Activity ID: Identifies the marketing activity (e.g., Double 11, Children’s Day).

Batch ID: Allows multiple issuance batches within the same activity, facilitating inventory tracking.

Sequence: Guarantees uniqueness per coupon; often generated via Redis auto‑increment or a distributed ID generator such as Snowflake.

Checksum: A short signature derived from the previous fields and a secret key, used to reject forged codes before they reach the database.

2. Coupon code capacity

The example allocates 4 bits for version, 24 bits for activity ID, 12 bits for batch ID, 20 bits for sequence, and 4 bits for checksum, totaling 64 bits (fits in a Java long).

| version(4) | activityId(24) | batchId(12) | seq(20) | checksum(4) |

3. Checksum and Obfuscation

The checksum is calculated as (raw64 ^ secret) & 0xF, producing a 4‑bit signature that quickly filters illegal codes.

long raw = ((long) version & 0xF) << 60
            | ((long) activityId & 0xFFFFFF) << 36
            | ((long) batchId & 0xFFF) << 24
            | ((long) seq & 0xFFFFF) << 4;
long checksum = (raw ^ secret) & 0xF;
raw |= checksum;

To prevent external reverse‑engineering, the raw data is obfuscated with a multiplication constant MUL (odd) and an XOR constant XORK:

long perm = (raw64 * MUL) ^ XORK; // reversible obfuscation

The obfuscated value is then encoded with Base62 to produce the final user‑visible coupon string.
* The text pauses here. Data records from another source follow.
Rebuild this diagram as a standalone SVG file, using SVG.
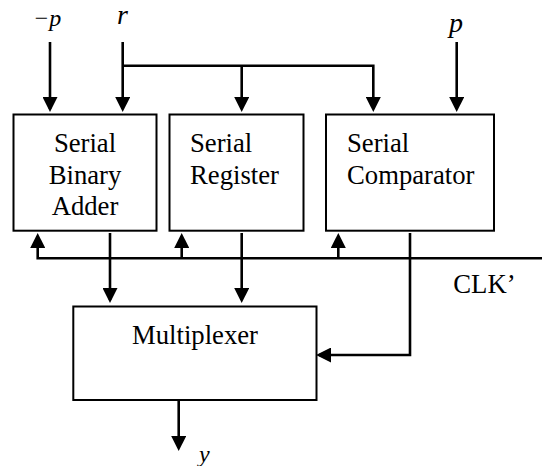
<svg xmlns="http://www.w3.org/2000/svg" width="542" height="466" viewBox="0 0 542 466">
<style>
.box{fill:#fff;stroke:#000;stroke-width:2}
.w{fill:none;stroke:#000;stroke-width:2.6}
.t{font-family:"Liberation Serif","Times New Roman",serif;font-size:26.7px;fill:#000}
.i{font-family:"Liberation Serif","Times New Roman",serif;font-style:italic;fill:#000}
</style>
<defs>
<marker id="ah" markerUnits="userSpaceOnUse" markerWidth="15" markerHeight="15" refX="12" refY="7.5" orient="auto" viewBox="0 0 15 15">
<path d="M0,0 L15,7.5 L0,15 z" fill="#000"/>
</marker>
</defs>
<g id="connectors">
<line class="w" x1="50" y1="42" x2="50" y2="109" marker-end="url(#ah)"/>
<line class="w" x1="122.7" y1="42" x2="122.7" y2="109" marker-end="url(#ah)"/>
<polyline class="w" points="122.7,65.7 373.3,65.7 373.3,109" marker-end="url(#ah)"/>
<line class="w" x1="241.7" y1="65.7" x2="241.7" y2="109" marker-end="url(#ah)"/>
<line class="w" x1="456.7" y1="42" x2="456.7" y2="109" marker-end="url(#ah)"/>
<polyline class="w" points="542,258.3 37.7,258.3 37.7,236" marker-end="url(#ah)"/>
<line class="w" x1="181.7" y1="258.3" x2="181.7" y2="236" marker-end="url(#ah)"/>
<line class="w" x1="338.3" y1="258.3" x2="338.3" y2="236" marker-end="url(#ah)"/>
<line class="w" x1="110" y1="233" x2="110" y2="300" marker-end="url(#ah)"/>
<line class="w" x1="241.7" y1="233" x2="241.7" y2="300" marker-end="url(#ah)"/>
<polyline class="w" points="410,233 410,355 319,355" marker-end="url(#ah)"/>
<line class="w" x1="178.7" y1="400" x2="178.7" y2="448" marker-end="url(#ah)"/>
</g>
<g id="adder">
<rect class="box" x="13.5" y="114.5" width="143" height="116.2"/>
<text class="t" x="85" y="152" text-anchor="middle">Serial</text>
<text class="t" x="85" y="183.6" text-anchor="middle">Binary</text>
<text class="t" x="85" y="215.2" text-anchor="middle">Adder</text>
</g>
<g id="register">
<rect class="box" x="169.5" y="114.5" width="134" height="116.2"/>
<text class="t" x="190" y="152">Serial</text>
<text class="t" x="190" y="183.6">Register</text>
</g>
<g id="comparator">
<rect class="box" x="326" y="114.5" width="168" height="116.2"/>
<text class="t" x="347" y="152">Serial</text>
<text class="t" x="347" y="183.6">Comparator</text>
</g>
<g id="multiplexer">
<rect class="box" x="73.3" y="306.5" width="243.2" height="93.5"/>
<text class="t" x="195" y="344" text-anchor="middle">Multiplexer</text>
</g>
<g id="labels">
<text class="i" x="33" y="26" font-size="24">−p</text>
<text class="i" x="117" y="24" font-size="28">r</text>
<text class="i" x="449" y="32" font-size="28">p</text>
<text class="t" x="453.3" y="292.7">CLK’</text>
<text class="i" x="199" y="461.7" font-size="24">y</text>
</g>
</svg>
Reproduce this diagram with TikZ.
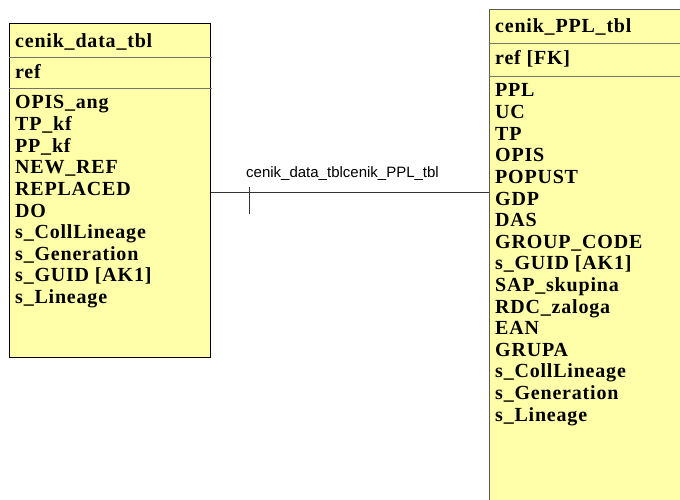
\documentclass[tikz,border=0pt]{standalone}
\usepackage{fontspec}
\setmainfont{Liberation Serif}
\newfontfamily\labelfont{Liberation Sans}
\usetikzlibrary{positioning}
\definecolor{entityfill}{RGB}{255,255,170}
\tikzset{
  entity/.style = {draw=black, fill=entityfill, line width=0.8pt, anchor=north west, inner sep=0pt},
  divider/.style = {draw=black!55, line width=0.8pt},
  attr/.style = {font=\fontsize{20}{21.6}\selectfont\bfseries\addfontfeatures{LetterSpace=4}, anchor=base west, inner sep=0pt},
  relline/.style = {draw=black!80, line width=0.8pt},
  rellabel/.style = {font=\fontsize{15}{18}\selectfont\labelfont, anchor=base west, inner sep=0pt},
}
\begin{document}
\begin{tikzpicture}[x=1pt, y=-1pt]
\path[use as bounding box, clip] (0,0) rectangle (680,500);

% cenik_data_tbl
\node[entity, minimum width=201pt, minimum height=334pt] (datatbl) at (9.3,23) {};
\draw[divider] (9.3,57) -- (212,57);
\draw[divider] (9.3,88) -- (212,88);
\node[attr] (datatitle) at (15,48) {cenik\_data\_tbl};
\node[attr] (datakey) at (15,79) {ref};
\foreach \attrname [count=\k from 0] in {OPIS\_ang, TP\_kf, PP\_kf, NEW\_REF, REPLACED, DO,
    s\_CollLineage, s\_Generation, s\_GUID [AK1], s\_Lineage}
  \node[attr] (dattr\k) at (15,109+21.6*\k) {\attrname};

% cenik_PPL_tbl
\node[entity, draw=black!65, minimum width=260pt, minimum height=520pt] (ppltbl) at (489,9) {};
\draw[divider] (489,43) -- (690,43);
\draw[divider] (489,76) -- (690,76);
\node[attr] (ppltitle) at (495,33) {cenik\_PPL\_tbl};
\node[attr] (pplkey) at (495,65) {ref [FK]};
\foreach \attrname [count=\k from 0] in {PPL, UC, TP, OPIS, POPUST, GDP, DAS, GROUP\_CODE,
    s\_GUID [AK1], SAP\_skupina, RDC\_zaloga, EAN, GRUPA, s\_CollLineage, s\_Generation, s\_Lineage}
  \node[attr] (pattr\k) at (495,97+21.6*\k) {\attrname};

% relationship
\coordinate (relrow) at (0,192);
\coordinate (tick) at (249,192);
\draw[relline] (datatbl.east |- relrow) -- (ppltbl.west |- relrow);
\draw[relline] (tick) ++(0,-5) -- ++(0,27);
\node[rellabel] (relname) at (246,177) {cenik\_data\_tblcenik\_PPL\_tbl};

\end{tikzpicture}
\end{document}
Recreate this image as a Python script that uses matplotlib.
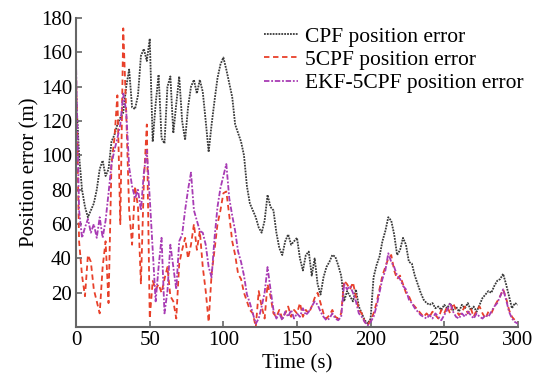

String code = Base62.encode(perm);

4. Generation Demo

Example constants:

secret = 0xA5A5A5A5A5A5A5A5

MUL = 0x9E3779B97F4A7C15

(odd) XORK = 0xC3A5C85C97CB3127 Base62 charset:

0123456789abcdefghijklmnopqrstuvwxyzABCDEFGHIJKLMNOPQRSTUVWXYZ

Given version=1, activityId=1, batchId=1, seq=1, the algorithm produces the 11‑character coupon 54qkCv1w1AO. For seq=2, the coupon becomes 2HYmzNkLPFc, demonstrating that coupons from the same activity and batch appear completely different.

5. Database Design

Two tables are defined: coupon_batch for batch metadata and coupon_code for individual coupons.

CREATE TABLE `coupon_batch` (
  `id` BIGINT NOT NULL COMMENT 'Batch primary key',
  `activity_id` BIGINT DEFAULT NULL COMMENT 'Associated activity',
  `batch_code` VARCHAR(32) DEFAULT NULL COMMENT 'Batch identifier',
  `total_count` INT DEFAULT NULL COMMENT 'Planned issuance quantity',
  `issued_count` INT DEFAULT NULL COMMENT 'Already issued quantity',
  `created_at` DATETIME DEFAULT NULL COMMENT 'Creation time',
  `status` TINYINT DEFAULT NULL COMMENT '0=active, 1=ended',
  PRIMARY KEY (`id`)
) ENGINE=InnoDB DEFAULT CHARSET=utf8mb4 COMMENT='Coupon batch table';

CREATE TABLE `coupon_code` (
  `id` BIGINT NOT NULL COMMENT 'Primary key',
  `code` VARCHAR(16) NOT NULL COMMENT 'Base62 coupon code',
  `activity_id` BIGINT DEFAULT NULL COMMENT 'Redundant activity ID',
  `batch_id` BIGINT DEFAULT NULL COMMENT 'Batch ID',
  `seq` INT DEFAULT NULL COMMENT 'Sequence number',
  `checksum` TINYINT DEFAULT NULL COMMENT 'Local checksum',
  `status` TINYINT DEFAULT NULL COMMENT '0=unused,1=used,2=expired',
  `issued_to` BIGINT DEFAULT NULL COMMENT 'User ID who received the coupon',
  `issued_at` DATETIME DEFAULT NULL COMMENT 'Issuance time',
  `redeemed_at` DATETIME DEFAULT NULL COMMENT 'Redemption time',
  `created_at` DATETIME DEFAULT NULL COMMENT 'Creation time',
  PRIMARY KEY (`id`),
  UNIQUE KEY `uk_code` (`code`) COMMENT 'Unique coupon code index',
  INDEX `idx_batch` (`batch_id`) COMMENT 'Batch ID index',
  INDEX `idx_status` (`status`) COMMENT 'Status index'
) ENGINE=InnoDB DEFAULT CHARSET=utf8mb4 COMMENT='Coupon code table';

The full generation workflow is: iterate over seq for a given activityId and batchId, compute checksum, apply the reversible obfuscation, encode with Base62, and batch‑insert the results into coupon_code using asynchronous workers.

In summary, each seemingly random coupon string is actually a carefully crafted 64‑bit value that encodes version, activity, batch, sequence, and a short signature, providing uniqueness, ordering, and security for large‑scale marketing systems.